The 7.1-magnitude tremor late Thursday was the strongest since northeastern Japan's jumbo 9.0-magnitude quake March 11. The latest shattered windows, kicked items from shelves and collapsed some roofs that weren't already demolished, but generated no tsunami and largely spared the region's nuclear plants. Some slightly radioactive water spilled at one plant, but the tsunami-crippled Fukushima Dai-ichi complex reported no new problems.

Matsuko Ito, who has been living in a shelter in the small northeastern city of Natori since the tsunami, said there's no getting used to the terror of being awoken by shaking. She said she started screaming when the quake struck around 11:30 p.m.

"It's enough," the 64-year-old while smoking a cigarette outside. "Something has changed. The world feels strange now. Even the way the clouds move isn't right."

Many people have lived without water and electricity for nearly a month, and the latest tremor sunk more homes into blackness: About 2.6 million households -- about 40 percent of those supplied in the area -- were dark Friday, said Souta Nozu, a spokesman for Tohoku Electric Power Co., which serves northern Japan.

Six conventional plants in the area were knocked out, though three have since come back online and the others should be up again within hours, Nozu said. But with power lines throughout the area damaged, it was not clear whether normal operations would be restored, he said.

Several nuclear power plants briefly switched to diesel generators but were reconnected to the grid by Friday afternoon. One plant north of Sendai -- which has been closed since the tsunami -- briefly lost the ability to cool its spent fuel pools, but quickly got it back.

At a plant in Onagawa, some radioactive water splashed out of the pools but did not leave a containment building, Tohoku Electric said. Such splash-out is "not unusual, although it is preferable that it doesn't happen," according to Japanese nuclear safety agency official Tomoho Yamada.

"Closer inspection could find more problems," said agency spokesman Hidehiko Nishiyama, but no radiation was released into the environment at Onagawa.

The plant began leaking oil into the ocean in the first earthquake, and the flow escaped a containment boom in Thursday's tremor, according to coast guard spokesman Hideaki Takase.
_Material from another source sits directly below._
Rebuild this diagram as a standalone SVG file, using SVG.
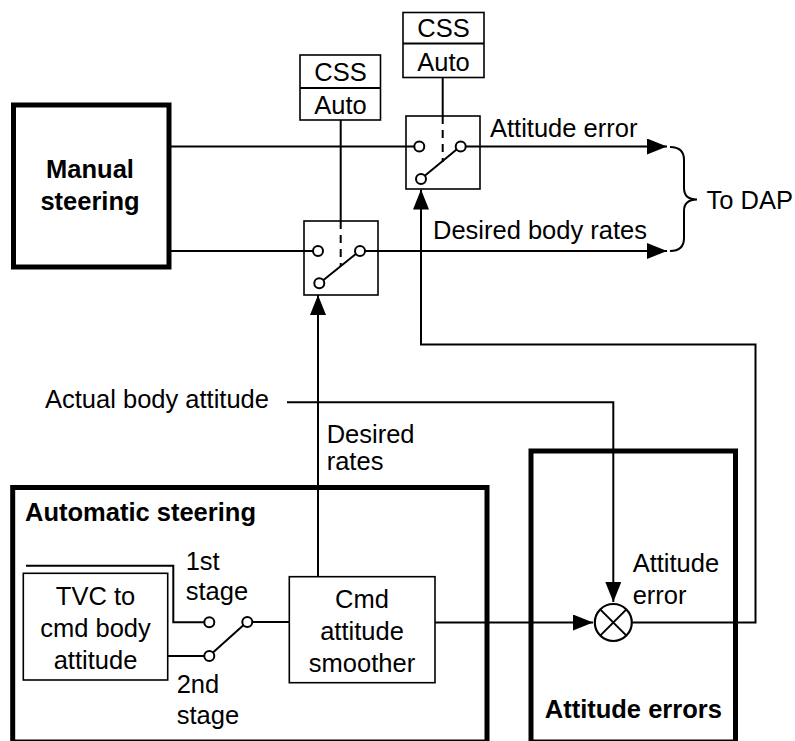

By Friday, the leak had been contained again, he said.

Thursday's quake initiated a tsunami warning of its own, but it was later canceled. Two people were killed, national fire and disaster agency spokesman Junichi Sawada reported Friday. A 79-year-old man died of shock and a woman in her 60s was killed when power was cut to her oxygen tank. More than 130 people were injured, according to the national police agency.